President Donald Trump has the chance to accelerate his political momentum and tighten his power grip on the country by driving his most significant piece of second-term legislation through Congress and taking a July Fourth victory lap.
The measure, dubbed the “One Big Beautiful Bill Act” with the president’s trademark provocative hyperbole, is Trump’s attempt to engineer lasting change through legislation in an administration that is also wielding huge and questionable executive power.
It is significant for its own sake, both ideologically and symbolically. And its blend of vast tax cuts and reductions in social safety-net spending will have far-reaching political impacts for the country, Trump’s legacy and the GOP.
It codifies some of Trump’s key goals — from financing his deportation crackdown to slashing green energy projects. The legislation, which offers new benefits to working Americans but more strikingly rewards the rich, is a snapshot of the transformation and contradictions of the modern Republican Party.
But the bill is also part of the wider story of Trump’s second term. Days after he bombed Iran; stopped it and Israel firing missiles at each other; and celebrated a Supreme Court ruling that will facilitate his aggressive claims of executive authority, passing the bill would exemplify the growing power of a president dominating and disrupting this era in the US and abroad.
Because senators made major modifications to the original House bill, the high-stakes legislative dance may see significant pushback from far-right House Freedom Caucus Republicans concerned about its effect on the national debt. Any changes designed to appease this group could mean the July 4 deadline slips, and the bill may need to be reconciled with the Senate version.
But the stakes for Trump are so high, and his control over the party’s base is so complete, that the bill is highly likely to become law in some form. And a compromise on state and local taxes in the Senate defused a brewing revolt by more moderate GOP House members who will be critical to the party’s hopes of holding on to its majority next year.
Republicans argue that the centerpiece bill of Trump’s second term will honor the promises that he made to Americans in his election victory last year.
“President Trump ran on this. He said we are going to change America for the better. We’re going to make sure that hardworking people can keep more of their money,” GOP Sen. Katie Britt of Alabama told CNN’s Jake Tapper on “State of the Union” Sunday.
“We’re going to make sure that we have secure borders, not just now, but for generations to come,” Britt said. “We’re going to make sure that we have a strong national defense. … We’re going to unleash American energy.
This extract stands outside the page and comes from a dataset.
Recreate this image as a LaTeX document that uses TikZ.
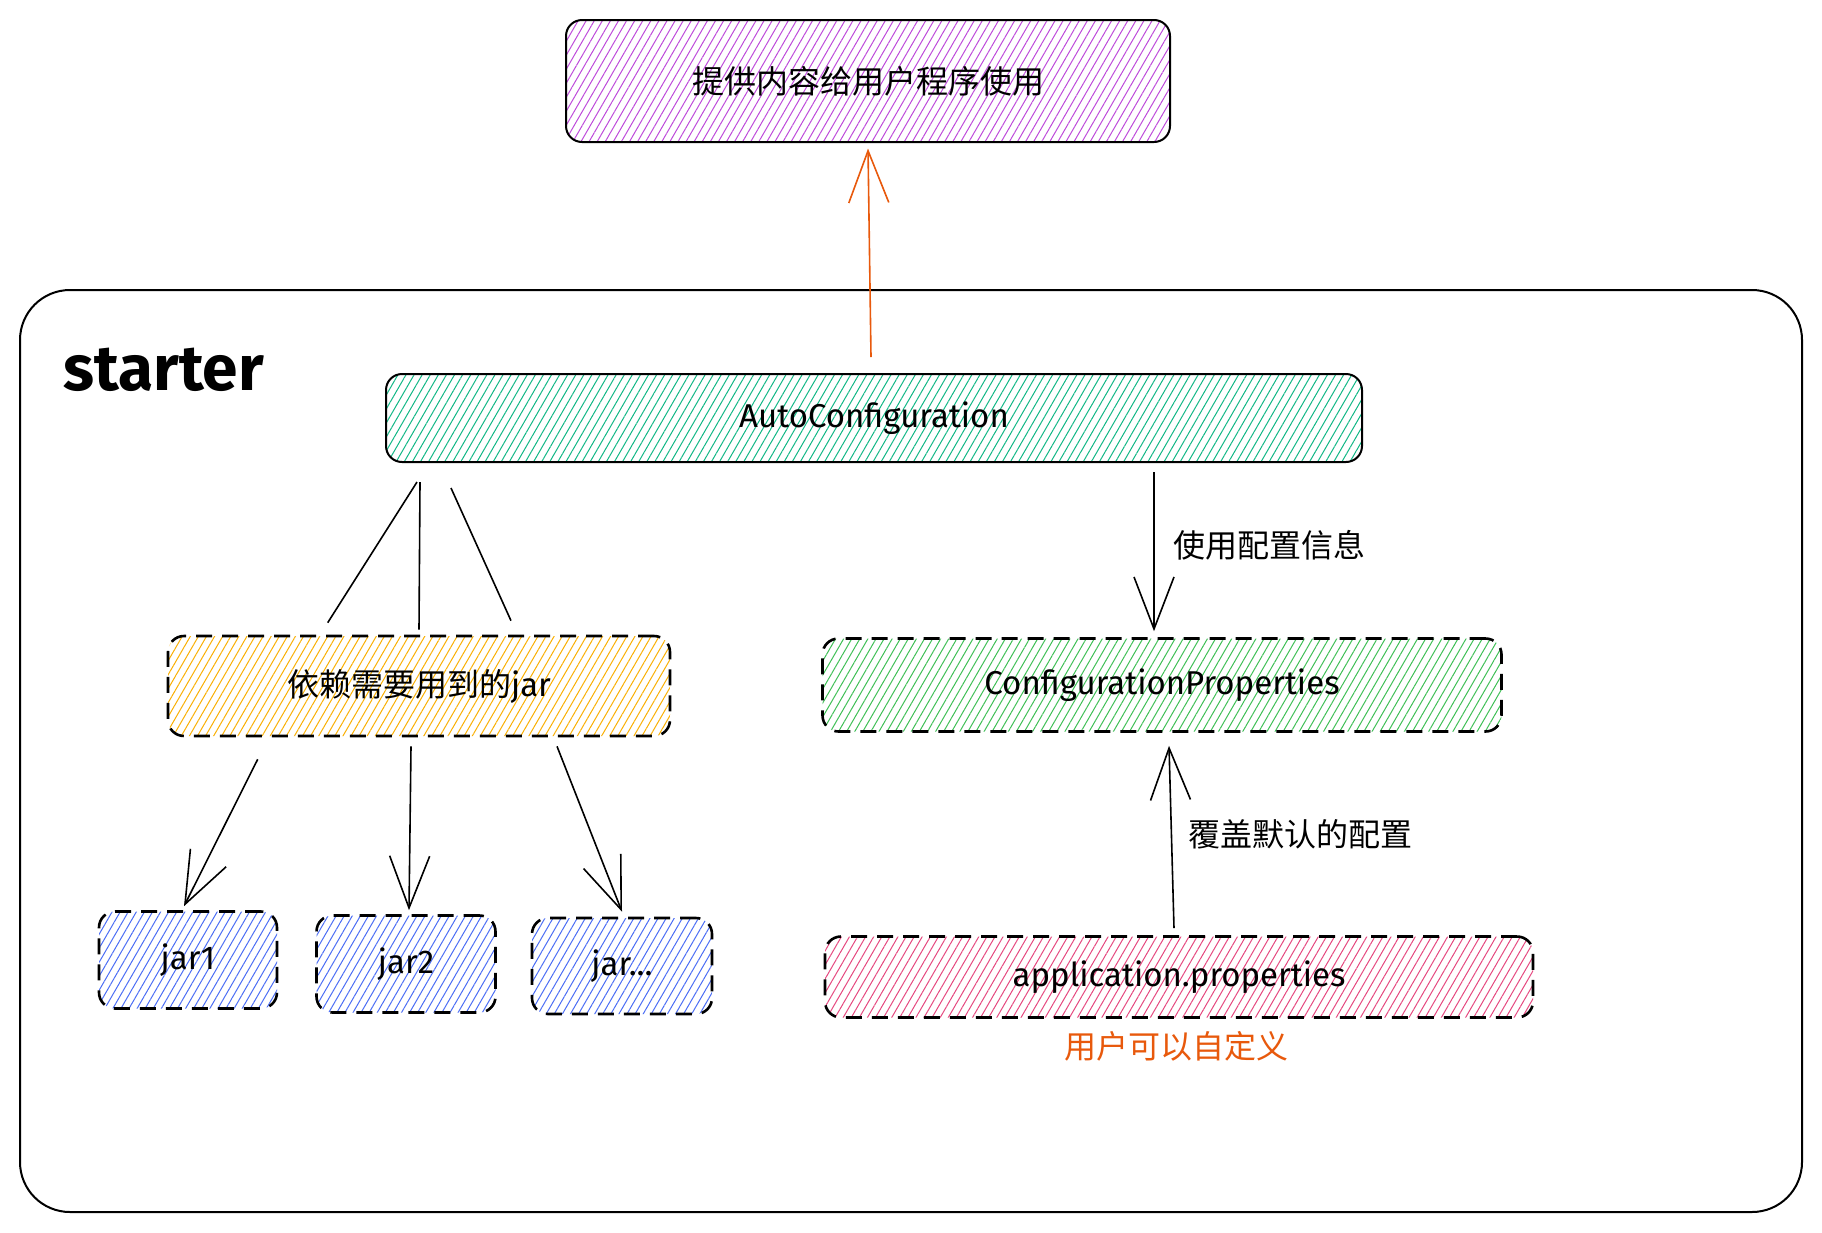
\documentclass[tikz,border=0pt]{standalone}
\usepackage{fontspec}
\setmainfont{Fira Sans}
\newfontfamily\cjk{Noto Sans CJK SC}
\usetikzlibrary{arrows.meta,patterns.meta}
\definecolor{hpurple}{HTML}{BE4BDB}
\definecolor{hteal}{HTML}{12B886}
\definecolor{horange}{HTML}{FAB005}
\definecolor{hgreen}{HTML}{40C057}
\definecolor{hblue}{HTML}{4C6EF5}
\definecolor{hpink}{HTML}{E64980}
\definecolor{accent}{HTML}{E8590C}
\begin{document}
\begin{tikzpicture}[x=1pt,y=-1pt,
  box/.style={rectangle, rounded corners=16pt, line width=2pt, draw=black, inner sep=0pt, align=center},
  dbox/.style={box, dash pattern=on 16pt off 10pt, line width=2.6pt},
  hatch/.style={pattern={Lines[angle=60,distance=7pt,line width=1pt]}, pattern color=#1},
  latin/.style={font=\fontsize{33}{40}\selectfont},
  zh/.style={font=\cjk\fontsize{32}{38}\selectfont},
  conn/.style={line width=1.6pt},
  arr/.style={conn, -{Straight Barb[length=52pt,width=40pt]}}
]
\useasboundingbox (0,0) rectangle (1822,1232);
\fill[white] (0,0) rectangle (1822,1232);

% outer container
\node[box, rounded corners=50pt, minimum width=1782pt, minimum height=922pt] (starterbox) at (911,751) {};
\node[anchor=west, font=\bfseries\fontsize{64}{72}\selectfont] (startertxt) at (60,370) {starter};

% boxes
\node[box, hatch=hpurple, minimum width=604pt, minimum height=122pt, zh] (top) at (868,81) {提供内容给用户程序使用};
\node[box, hatch=hteal, minimum width=976pt, minimum height=88pt, latin] (auto) at (874,418) {AutoConfiguration};
\node[dbox, hatch=horange, minimum width=502pt, minimum height=100pt] (jarbox) at (419,686) {{\cjk\fontsize{32}{38}\selectfont 依赖需要用到的}{\fontsize{33}{40}\selectfont jar}};
\node[dbox, hatch=hblue, minimum width=178pt, minimum height=97pt, latin] (jar1) at (188,960) {jar1};
\node[dbox, hatch=hblue, minimum width=179pt, minimum height=97pt, latin] (jar2) at (406,964) {jar2};
\node[dbox, hatch=hblue, minimum width=180pt, minimum height=96pt, latin] (jar3) at (622,966) {jar...};
\node[dbox, hatch=hgreen, minimum width=679pt, minimum height=93pt, latin] (cfg) at (1162,685) {ConfigurationProperties};
\node[dbox, hatch=hpink, minimum width=708pt, minimum height=81pt, latin] (app) at (1179,977) {application.properties};

% labels
\node[zh, anchor=west] (lbluse) at (1170,545) {使用配置信息};
\node[zh, anchor=west] (lblover) at (1185,834) {覆盖默认的配置};
\node[zh, text=accent] (lblcustom) at (1176,1046) {用户可以自定义};

% connectors
\draw[arr, draw=accent] ([xshift=-3pt,yshift=16pt]auto.north) -- ([yshift=-6pt]top.south);
\draw[arr] ([xshift=280pt,yshift=-9pt]auto.south) -- ([xshift=-8pt,yshift=6pt]cfg.north);
\draw[arr] ([xshift=-5pt,yshift=7pt]app.north) -- ([xshift=7pt,yshift=-13pt]cfg.south);

\draw[conn] ([xshift=32pt,yshift=-19pt]auto.south west) -- ([xshift=161pt,yshift=12pt]jarbox.north west);
\draw[conn] ([xshift=35pt,yshift=-19pt]auto.south west) -- ([yshift=5pt]jarbox.north);
\draw[conn] ([xshift=66pt,yshift=-25pt]auto.south west) -- ([xshift=92pt,yshift=14pt]jarbox.north);

\draw[arr] ([xshift=91pt,yshift=-22pt]jarbox.south west) -- ([xshift=-4pt,yshift=4pt]jar1.north);
\draw[arr] ([xshift=-8pt,yshift=-9pt]jarbox.south) -- ([xshift=3pt,yshift=4pt]jar2.north);
\draw[arr] ([xshift=138pt,yshift=-9pt]jarbox.south) -- ([yshift=5pt]jar3.north);
\end{tikzpicture}
\end{document}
And we’re going to make sure that people who have been unseen are seen.”
But Democrats blasted the bill’s permanent extension of Trump’s first-term tax cuts as a massive giveaway to the president’s rich friends and warned that cuts to Medicaid spending will shatter rural health care and hurt working Americans.
“What this does, and the baseline is all these cuts, all this cutback on health care, to provide the wealthiest in our country a disproportionate share of tax cuts, that just doesn’t seem fair,” Virginia Sen. Mark Warner told Tapper. “The more we can get that (message) out — I think this will be a political albatross.”
Which of these dueling political narratives comes closest to solidifying in the mind of voters could dictate the outcome of next year’s midterm elections.